Researchers can predict which children are most likely to become obese by examining their mothers' behaviour around their birth, according to a recent University of Montreal study published in the Archives of Pediatric and Adolescent Medicine. "Although behaviour is extremely hard to change and is also influenced by a complex tangle of influencing factors in the environment, I hope these findings will help improve the social and medical services we offer to mothers and infants," said lead author Laura Pryor, a PhD candidate at the university's Department of Social and Preventive Medicine. The findings come as the province of Quebec, like other societies, grapples with a surge in childhood obesity over the last generation.

Pryor and the study team, led by Sylvana Ct, analyzed data drawn from the Quebec Longitudinal Study of Child Development that ran from 1998 to 2006. Quebec is fortunate in that it is able to offer scientists this kind of data, enabling them to look at how a situation evolves over time. Scientists studying this kind of phenomena in other areas must often rely on cross-sectional studies that are based on data collected at a specific time for a specific purpose. The team focused on 1,957 children whose height and weight measurements had been taken yearly, from the age of five months to eight years old, and recorded in a database. This information enabled the team to look at the development of the children's body mass index (BMI). BMI is calculated as weight in kilograms divided by height in meters squared. The researchers identified three trajectory groups: children with low but stable BMI, children with moderate BMI, and children whose BMI was elevated and rising, called high-rising BMI.

"We discovered the trajectories of all three groups were similar until the children were about two and a half," Pryor said. "Around that point the BMIs of the high-rising group of children began to take off. By the time these children moved into middle childhood, more than 50 per cent of them were obese according to international criteria." Researchers found two factors that may explain this: the mothers' weight around the time they gave birth and whether the mothers smoked. A child with a mother who was overweight or who smoked during pregnancy was significantly more likely to be in the high-rising group. These two factors were found to be much more important than the other criteria that were studied, such as the child's birth weight.

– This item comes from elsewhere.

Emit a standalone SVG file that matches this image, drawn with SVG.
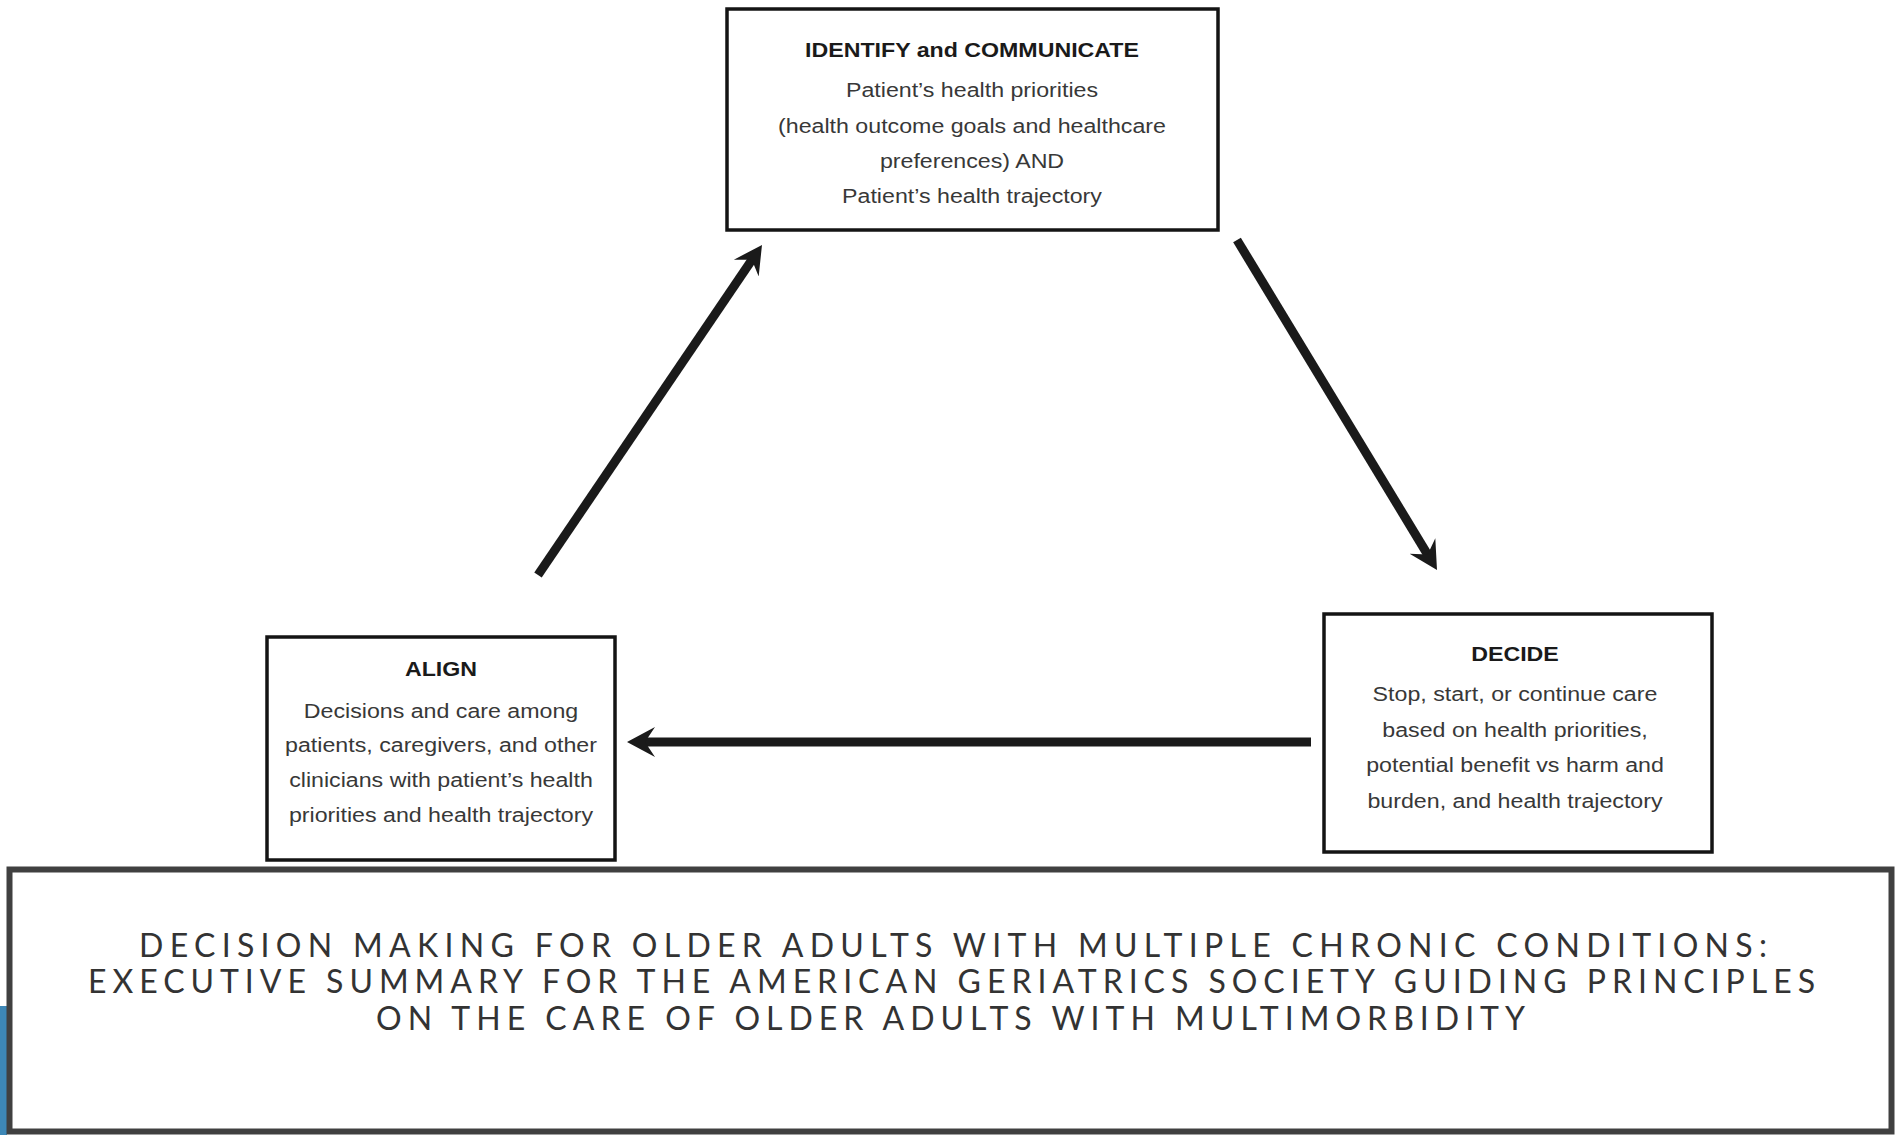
<svg xmlns="http://www.w3.org/2000/svg" width="1895" height="1135" viewBox="0 0 1895 1135">
<style>
.box{fill:#fff;stroke:#141414;stroke-width:3.5}
.ttl{font-family:"Liberation Sans",Arial,sans-serif;font-size:20px;font-weight:bold;fill:#1a1a1a;text-anchor:middle}
.txt{font-family:"Liberation Sans",Arial,sans-serif;font-size:20px;fill:#383838;text-anchor:middle}
.conn{fill:none;stroke:#1a1a1a;stroke-width:9;stroke-linecap:butt}
.cap{font-family:Lato,"Open Sans",sans-serif;font-size:32px;font-weight:400;fill:#333;text-anchor:middle}
</style>
<defs>
<marker id="ah" markerUnits="userSpaceOnUse" viewBox="0 -16 30 32" refX="12" refY="0" markerWidth="30" markerHeight="32" orient="auto">
<path d="M28,0 L0,-15 L10,0 L0,15 Z" fill="#1a1a1a"/>
</marker>
</defs>
<rect width="1895" height="1135" fill="#fff"/>

<g id="node-identify">
<rect class="box" x="727" y="9" width="491" height="221"/>
<g transform="translate(972,0) scale(1.16,1)">
<text class="ttl" x="0" y="57">IDENTIFY and COMMUNICATE</text>
<text class="txt" x="0" y="97">Patient’s health priorities</text>
<text class="txt" x="0" y="133">(health outcome goals and healthcare</text>
<text class="txt" x="0" y="168">preferences) AND</text>
<text class="txt" x="0" y="203">Patient’s health trajectory</text>
</g>
</g>

<g id="node-align">
<rect class="box" x="267" y="637" width="348" height="223"/>
<g transform="translate(441,0) scale(1.16,1)">
<text class="ttl" x="0" y="676">ALIGN</text>
<text class="txt" x="0" y="718">Decisions and care among</text>
<text class="txt" x="0" y="752">patients, caregivers, and other</text>
<text class="txt" x="0" y="787">clinicians with patient’s health</text>
<text class="txt" x="0" y="822">priorities and health trajectory</text>
</g>
</g>

<g id="node-decide">
<rect class="box" x="1324" y="614" width="388" height="238"/>
<g transform="translate(1515,0) scale(1.16,1)">
<text class="ttl" x="0" y="661">DECIDE</text>
<text class="txt" x="0" y="701">Stop, start, or continue care</text>
<text class="txt" x="0" y="737">based on health priorities,</text>
<text class="txt" x="0" y="772">potential benefit vs harm and</text>
<text class="txt" x="0" y="808">burden, and health trajectory</text>
</g>
</g>

<g id="connectors">
<line class="conn" x1="538" y1="575" x2="753" y2="258.2" marker-end="url(#ah)"/>
<line class="conn" x1="1237" y1="240" x2="1428.7" y2="556.3" marker-end="url(#ah)"/>
<line class="conn" x1="1311" y1="742" x2="643" y2="742" marker-end="url(#ah)"/>
</g>

<g id="title-box">
<rect x="0" y="1006" width="7" height="129" fill="#3d87b6"/>
<rect x="9.5" y="869.5" width="1882" height="262" fill="#fff" stroke="#404040" stroke-width="6"/>
<text class="cap" x="953" y="957" textLength="1628" lengthAdjust="spacing">DECISION MAKING FOR OLDER ADULTS WITH MULTIPLE CHRONIC CONDITIONS:</text>
<text class="cap" x="951.5" y="993" textLength="1727" lengthAdjust="spacing">EXECUTIVE SUMMARY FOR THE AMERICAN GERIATRICS SOCIETY GUIDING PRINCIPLES</text>
<text class="cap" x="950.5" y="1030" textLength="1149" lengthAdjust="spacing">ON THE CARE OF OLDER ADULTS WITH MULTIMORBIDITY</text>
</g>
</svg>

The risk factors identified here represent increased probabilities of becoming overweight, not direct causes. More research will be required to determine how these early-life factors and others are correlated with childhood obesity. "Our research adds to the growing evidence that the perinatal environment has an important influence on later obesity," Pryor said. "This points to the need for early interventions with at-risk families in order to prevent the development of childhood weight problems and the intergenerational transmission of ill health. I would like to conduct further studies to find out what happens to these kids once they reach adolescence, and I hope that my research will help in the development of strategies to combat this serious public health issue."